The sky was cloudless. The sun was directly overhead, blistering my skin and chapping my lips. The view was the same regardless of the direction I turned my head. I was surrounded by endless water, salty waves calmly lapping at the sides of the small wooden structure-a door, or maybe a legless table-that was solely responsible for keeping me afloat. Nothing interrupted the horizon. My eyes desperately scanned for the reinvigorating sight of land or a boat, but I was utterly alone. My heart began beating fast in my throat, my breathing shallow and too frequent. A scream tried to escape my mouth, but caught in the hoarse dryness.

Where was I? How did I get here? What was I going to do?

ESSAY #2: The boat slowed to a stop, and I smiled as my windblown hair fell about my face. Each ocean wave sprayed salty mist against my skin. The sun threw shades of purple, orange, and pink as it rose on the horizon. I giggled in excitement, pulling my wet suit over my shoulders.

I awkwardly waddled in my fins to meet my father at the back of the boat. He helped as I routinely strapped on all the gear-the weight belt, the BCD vest attached to the air tank, and the air regulator-and I eagerly waited as he did the same. Finally, holding tight to my mask, I jumped.

I stayed afloat on the warm ocean waves for only a moment. Soon I was smiling, regulator in mouth, breathing the clean oxygen, sinking further and further into the deep blue.

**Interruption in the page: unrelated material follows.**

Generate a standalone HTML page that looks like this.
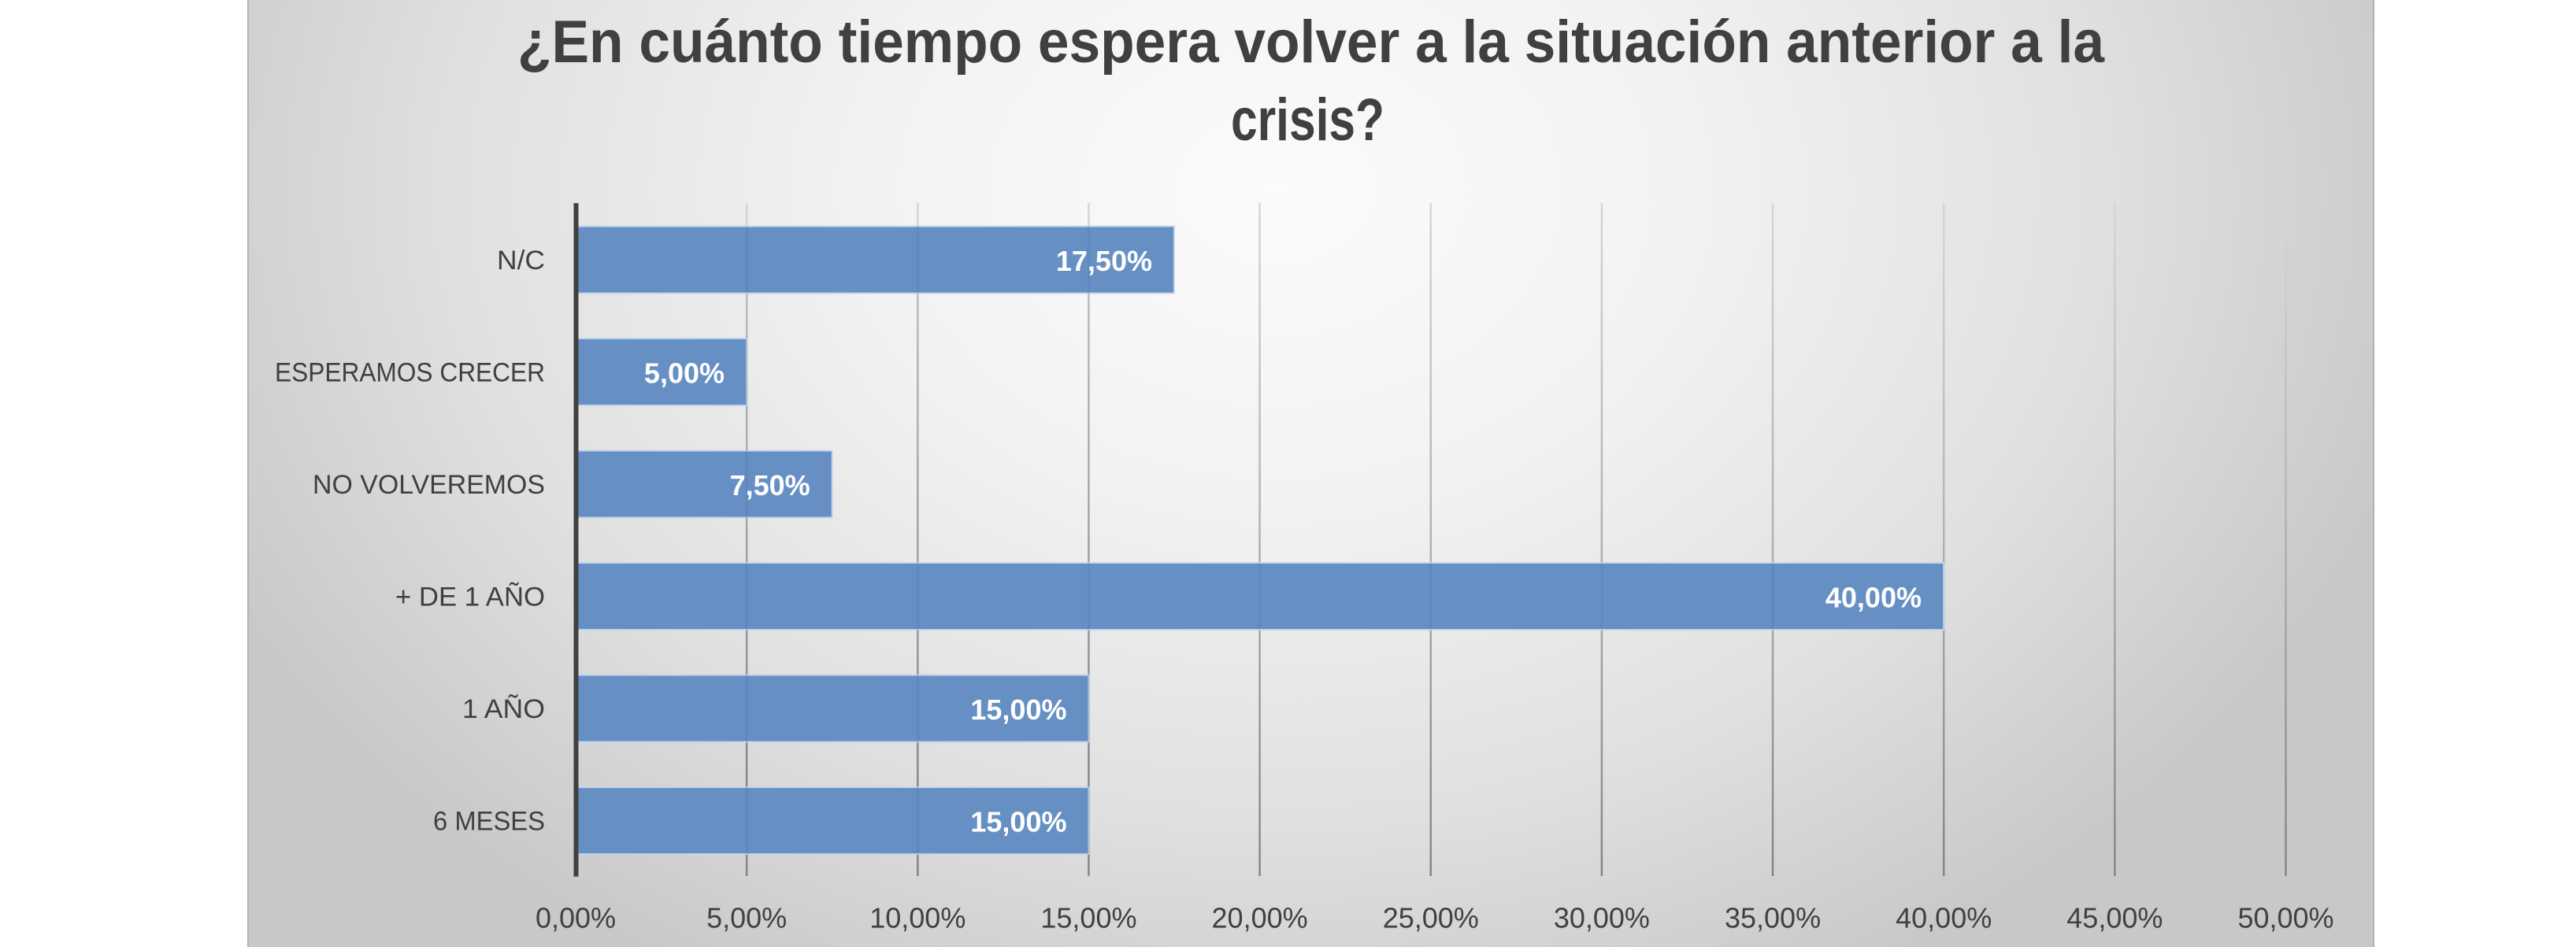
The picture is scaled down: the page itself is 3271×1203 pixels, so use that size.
<!DOCTYPE html>
<html>
<head>
<meta charset="utf-8">
<style>
  html, body { margin:0; padding:0; background:#ffffff; }
  body { width:3271px; height:1203px; overflow:hidden; }
  svg { display:block; }
</style>
</head>
<body>
<svg width="3271" height="1203" viewBox="0 0 3271 1203" xmlns="http://www.w3.org/2000/svg">
  <defs>
    <radialGradient id="bg" gradientUnits="userSpaceOnUse" cx="0" cy="0" r="1" gradientTransform="translate(1620,240) scale(1500,1150)">
      <stop offset="0" stop-color="#fbfbfb"/>
      <stop offset="0.35" stop-color="#f2f2f2"/>
      <stop offset="0.7" stop-color="#e0e0e0"/>
      <stop offset="1" stop-color="#c8c8c8"/>
    </radialGradient>
    <linearGradient id="grid" gradientUnits="userSpaceOnUse" x1="0" y1="258" x2="0" y2="1113">
      <stop offset="0" stop-color="#d6d6d6"/>
      <stop offset="0.5" stop-color="#b0b0b0"/>
      <stop offset="1" stop-color="#858585"/>
    </linearGradient>
  </defs>

  <rect x="0" y="0" width="3271" height="1203" fill="#ffffff"/>
  <rect x="314" y="0" width="2701" height="1203" fill="url(#bg)"/>
  <line x1="315" y1="0" x2="315" y2="1203" stroke="#b2b2b2" stroke-width="2"/>
  <line x1="3014" y1="0" x2="3014" y2="1203" stroke="#b2b2b2" stroke-width="2"/>

  <g font-family="'Liberation Sans', Arial, sans-serif" font-weight="bold" font-size="76" fill="#404040">
    <text x="657" y="79" textLength="2015" lengthAdjust="spacingAndGlyphs">¿En cuánto tiempo espera volver a la situación anterior a la</text>
    <text x="1563" y="178" textLength="195" lengthAdjust="spacingAndGlyphs">crisis?</text>
  </g>

  <g stroke="url(#grid)" stroke-width="2.5">
    <line x1="948.15" y1="258" x2="948.15" y2="1113"/>
    <line x1="1165.3" y1="258" x2="1165.3" y2="1113"/>
    <line x1="1382.45" y1="258" x2="1382.45" y2="1113"/>
    <line x1="1599.6" y1="258" x2="1599.6" y2="1113"/>
    <line x1="1816.75" y1="258" x2="1816.75" y2="1113"/>
    <line x1="2033.9" y1="258" x2="2033.9" y2="1113"/>
    <line x1="2251.05" y1="258" x2="2251.05" y2="1113"/>
    <line x1="2468.2" y1="258" x2="2468.2" y2="1113"/>
    <line x1="2685.35" y1="258" x2="2685.35" y2="1113"/>
    <line x1="2902.5" y1="258" x2="2902.5" y2="1113"/>
  </g>

  <g fill="#6690c4" stroke="#c3d4ea" stroke-width="2">
    <rect x="731" y="287.5" width="760.0" height="85"/>
    <rect x="731" y="430" width="217.15" height="85"/>
    <rect x="731" y="572.5" width="325.7" height="85"/>
    <rect x="731" y="715" width="1737.2" height="85"/>
    <rect x="731" y="857.5" width="651.45" height="85"/>
    <rect x="731" y="1000" width="651.45" height="85"/>
  </g>

  <g stroke="#2a4a7a" stroke-opacity="0.12" stroke-width="2.5">
    <line x1="948.15" y1="287" x2="948.15" y2="1086"/>
    <line x1="1165.3" y1="287" x2="1165.3" y2="1086"/>
    <line x1="1382.45" y1="287" x2="1382.45" y2="1086"/>
    <line x1="1599.6" y1="715" x2="1599.6" y2="800"/>
    <line x1="1816.75" y1="715" x2="1816.75" y2="800"/>
    <line x1="2033.9" y1="715" x2="2033.9" y2="800"/>
    <line x1="2251.05" y1="715" x2="2251.05" y2="800"/>
  </g>

  <line x1="731.5" y1="258" x2="731.5" y2="1113.5" stroke="#404040" stroke-width="6"/>

  <g font-family="'Liberation Sans', Arial, sans-serif" font-size="34" fill="#404040" text-anchor="end">
    <text x="692" y="342" textLength="61" lengthAdjust="spacingAndGlyphs">N/C</text>
    <text x="692" y="484.5" textLength="343" lengthAdjust="spacingAndGlyphs">ESPERAMOS CRECER</text>
    <text x="692" y="627" textLength="295" lengthAdjust="spacingAndGlyphs">NO VOLVEREMOS</text>
    <text x="692" y="769.5" textLength="190" lengthAdjust="spacingAndGlyphs">+ DE 1 AÑO</text>
    <text x="692" y="912" textLength="105" lengthAdjust="spacingAndGlyphs">1 AÑO</text>
    <text x="692" y="1054.5" textLength="142" lengthAdjust="spacingAndGlyphs">6 MESES</text>
  </g>

  <g font-family="'Liberation Sans', Arial, sans-serif" font-size="36" font-weight="bold" fill="#ffffff" text-anchor="end">
    <text x="1463" y="344">17,50%</text>
    <text x="920" y="486.5">5,00%</text>
    <text x="1028.7" y="629">7,50%</text>
    <text x="2440" y="771.5">40,00%</text>
    <text x="1354.5" y="914">15,00%</text>
    <text x="1354.5" y="1056.5">15,00%</text>
  </g>

  <g font-family="'Liberation Sans', Arial, sans-serif" font-size="36" fill="#404040" text-anchor="middle">
    <text x="731" y="1178.5">0,00%</text>
    <text x="948.15" y="1178.5">5,00%</text>
    <text x="1165.3" y="1178.5">10,00%</text>
    <text x="1382.45" y="1178.5">15,00%</text>
    <text x="1599.6" y="1178.5">20,00%</text>
    <text x="1816.75" y="1178.5">25,00%</text>
    <text x="2033.9" y="1178.5">30,00%</text>
    <text x="2251.05" y="1178.5">35,00%</text>
    <text x="2468.2" y="1178.5">40,00%</text>
    <text x="2685.35" y="1178.5">45,00%</text>
    <text x="2902.5" y="1178.5">50,00%</text>
  </g>
</svg>
</body>
</html>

Fish shimmered as they swam by. My father was underwater, too, and guided my attention to the large opening of a cave in the rocks below.

Colorful coral decorated the area, and mesmerizing creatures were abundant, but the cave held my interest. We'd never explored this abyss. I swam into the mystery.
cwashu 2 / 3  
Dec 27, 2014   #2
very, very good essays. They both have a dark tone, if that is what you were going for, than that's great. For the second one, the eye crustiness, blood boiling and vomiting might make any admissions counselor slowly back away from your essay, but if you had to remove one thing, I would remove the vomit part. (especially the acids and bile in the last sentence).
OP astew5 3 / 3 2  
Dec 28, 2014   #3
So I'm worried the essays were a little too dark. I was aiming for suspense because the prompt says to hook them, and didn't know how to do that without making it a little scary. BUT, I edited the second essay and wrote a whole new one. The new one is much happier, I'm just scared it's boring! Please edit either and let me know which one you think I should use (or if you think I need to head in a completely different direction...)
chestnuto 2 / 9 3  
Dec 28, 2014   #4
Personally I enjoyed reading the first one more, as I can feel the tensions within the plot and I'm eager to read the rest of the story.

About them being too dark, I think it's rather a really minor issue. It showed your distinct writing style and there's no need to hide it. It's true ND is a catholic school, but they are not that conservative.

The prompt asks you to show how well you can tell a story and get people hooked, and so far you did an impressive job on it.